The answer? Way too often.
One of my biggest flaws is getting caught up in the “could have beens” or the “should have beens,” and even the “what ifs.” I “could have been” a college softball pitcher, had I been a little better or a little braver. I “should have been” eventing at preliminary this year, but my horse got hurt, then had to be retired. “What if” I hadn’t changed my major in college? “What if” I had done this instead of that? I’ve spent a lot of time regretting and doubting, which hasn’t done anything for me but create anger and sadness. I see the successes and joys in the lives of those around me, and find myself questioning what I did wrong to end up here, wondering when it will be my turn to find that happiness and accomplishment.
Now that I’ve gained some perspective from my fish friends, I can see how the pain and disappointment I’ve experienced in the last couple of years have prepared me for where I am now.
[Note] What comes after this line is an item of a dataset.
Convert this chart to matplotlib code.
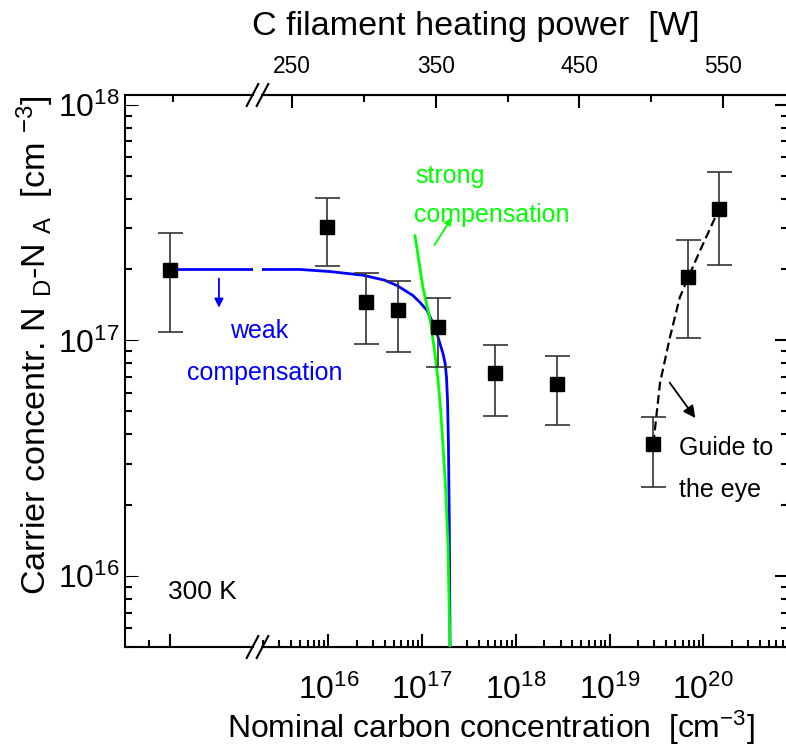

I don’t have all of the answers. Let me rephrase that. Most days, I don’t feel like I have any of the answers. But I know the God who does, and I know that each day, each event, each step forward or backward, is taking me where He wants me to be.
Proverbs 19:21 says, “Many are the plans in a person’s heart, but it is the Lord’s purpose that prevails.” I can make plans and change them. I can make a decision, but not follow through. I can fail. I can, and will, fail again. I can feel like I’ve made a mistake that has brought me to where I am today. But I can’t change the plan or the purpose God has for me. And at this point in my life, this is the fact that I am clinging to, and finding comfort in.
Of all the jobs and careers I have dreamed of, or thought might interest me, PetSmart never crossed my mind. I’m not sure why I applied, but when the phone interview, in person interview, and job offer all came in a matter of five hours, I felt like it was something I needed to do. I don’t know how long I’ll stay, or where I’ll end up after, but I know I’ve already learned a lesson that I’ll take with me anywhere I go.
Stop looking in the other tanks. You’re missing what’s already in yours.